Additional PIT features

As outlined above, PIT tables are flexible constructs and can even encompass business logic (transformations, logic) if it makes sense to do so from a performance perspective. This includes computed fields or additional being- and end dates to simplify upstream queries.

BimlFlex can apply Extension Points to support specific customizations for PIT tables, if required. These can provider detailed overrides to change the behavior of the out-of-the-box solution.

Timelines in PIT tables

The concept as described here focuses on simplifying joins using the technical timeline, which is the load date / time stamp. This is the effective date of the Satellites, in BimlFlex referred to as the FlexRowEffectiveDateTime. In this approach, it is possible to combine the available Satellite attributes made available via the PIT table to construct a business, or functional, timeline.

For example, if the source operational system provides its own functional timeline (effective or validity dates) these can be used to understand a functional timeline of changes in data irrespective of the order they arrived in the data solution.

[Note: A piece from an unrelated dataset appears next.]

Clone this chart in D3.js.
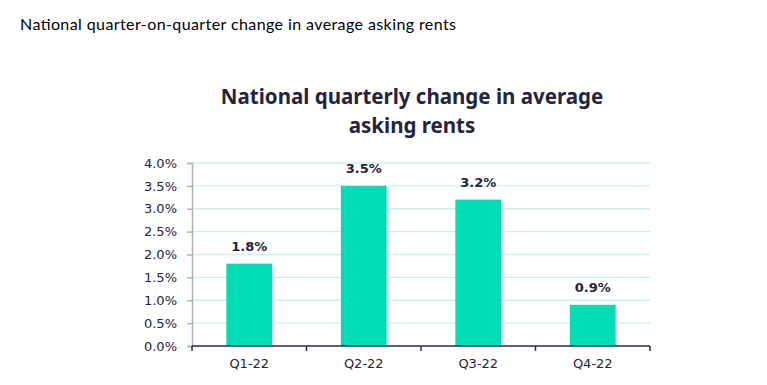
<!DOCTYPE html>
<html><head><meta charset="utf-8">
<script src="https://cdn.jsdelivr.net/npm/d3@7"></script>
<style>body{margin:0;background:#fff}svg{display:block}</style>
</head><body>
<svg id="c" width="767" height="385"></svg>
<script>
const categories = ["Q1-22","Q2-22","Q3-22","Q4-22"];
const values = [1.8, 3.5, 3.2, 0.9];
const yTicks = [0,0.5,1,1.5,2,2.5,3,3.5,4];
const pageTitle = "National quarter-on-quarter change in average asking rents";
const chartTitle = ["National quarterly change in average","asking rents"];

const svg = d3.select("#c");
const m = {left:192, right:650, top:163, bottom:346};
const x = d3.scaleBand().domain(categories).range([m.left,m.right]).paddingInner(0.6).paddingOuter(0.3);
const y = d3.scaleLinear().domain([0,4]).range([m.bottom,m.top]);
const navy = "#24243a";
const lblFont = "'DejaVu Sans', Verdana, sans-serif";

svg.append("text").attr("x",20).attr("y",30).attr("font-family","Lato, 'Open Sans', sans-serif")
  .attr("font-size",16).attr("fill","#000").attr("textLength",436).text(pageTitle);

svg.selectAll(".ct").data(chartTitle).join("text").attr("class","ct")
  .attr("x",412).attr("y",(d,i)=>104+i*29).attr("text-anchor","middle")
  .attr("font-family","'Noto Sans', 'Open Sans', sans-serif").attr("font-weight","bold")
  .attr("font-size",20.5).attr("fill",navy).text(d=>d);

// gridlines
svg.append("g").selectAll("line").data(yTicks.filter(d=>d>0)).join("line")
  .attr("x1",m.left).attr("x2",m.right).attr("y1",d=>y(d)).attr("y2",d=>y(d))
  .attr("stroke","#c9f3ea").attr("stroke-width",1.3);

// y axis
const ya = svg.append("g").attr("transform",`translate(${m.left},0)`)
  .call(d3.axisLeft(y).tickValues(yTicks).tickSize(5).tickFormat(d=>d3.format(".1f")(d)+"%"));
ya.select(".domain").attr("stroke","#b0b0b0").attr("stroke-width",1.5);
ya.selectAll(".tick line").attr("stroke","#b0b0b0").attr("stroke-width",1.5);
ya.selectAll("text").attr("font-family",lblFont).attr("font-size",13).attr("fill",navy).attr("x",-15);

// bars
svg.append("g").selectAll("rect").data(values).join("rect")
  .attr("x",(d,i)=>x(categories[i])).attr("width",x.bandwidth())
  .attr("y",d=>y(d)).attr("height",d=>y(0)-y(d)).attr("fill","#00dcb4");

// value labels
svg.append("g").selectAll("text").data(values).join("text")
  .attr("x",(d,i)=>x(categories[i])+x.bandwidth()/2).attr("y",d=>y(d)-13)
  .attr("text-anchor","middle").attr("font-family",lblFont)
  .attr("font-weight","bold").attr("font-size",13).attr("fill",navy)
  .text(d=>d3.format(".1f")(d)+"%");

// x axis
const xs = d3.scalePoint().domain(d3.range(categories.length+1)).range([m.left,m.right]);
const xa = svg.append("g").attr("transform",`translate(0,${m.bottom})`);
xa.append("line").attr("x1",m.left).attr("x2",m.right).attr("stroke","#2c2c3c").attr("stroke-width",1.5);
xa.selectAll(".tk").data(xs.domain()).join("line").attr("class","tk")
  .attr("x1",d=>xs(d)).attr("x2",d=>xs(d)).attr("y1",0).attr("y2",5).attr("stroke","#2c2c3c").attr("stroke-width",1.5);
xa.selectAll(".lb").data(categories).join("text").attr("class","lb")
  .attr("x",d=>x(d)+x.bandwidth()/2).attr("y",22).attr("text-anchor","middle")
  .attr("font-family",lblFont).attr("font-size",13).attr("fill",navy).text(d=>d);
</script>
</body></html>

The PIT table concept still supports this because it collects the right data was it was available in the data solution.

However, it is also possible to configure PIT tables in a different way by selecting (modeling) which timelines should be used to construct the PIT table. In this approach, the PIT timelines can be directly constructed from any available functional timeline.

The difference between these two approaches is where the joins across the functional timeline happens, into the PIT or after the PIT is available. By default, BimlFlex first constructs the PIT and then allows any modifications of data to be done - including recalculating the results along a different timeline.

This way, the load date / time stamp (FlexRowEffectiveDateTime) can be used for filtering, to report what data was available in the data solution at what time before applying interpretation.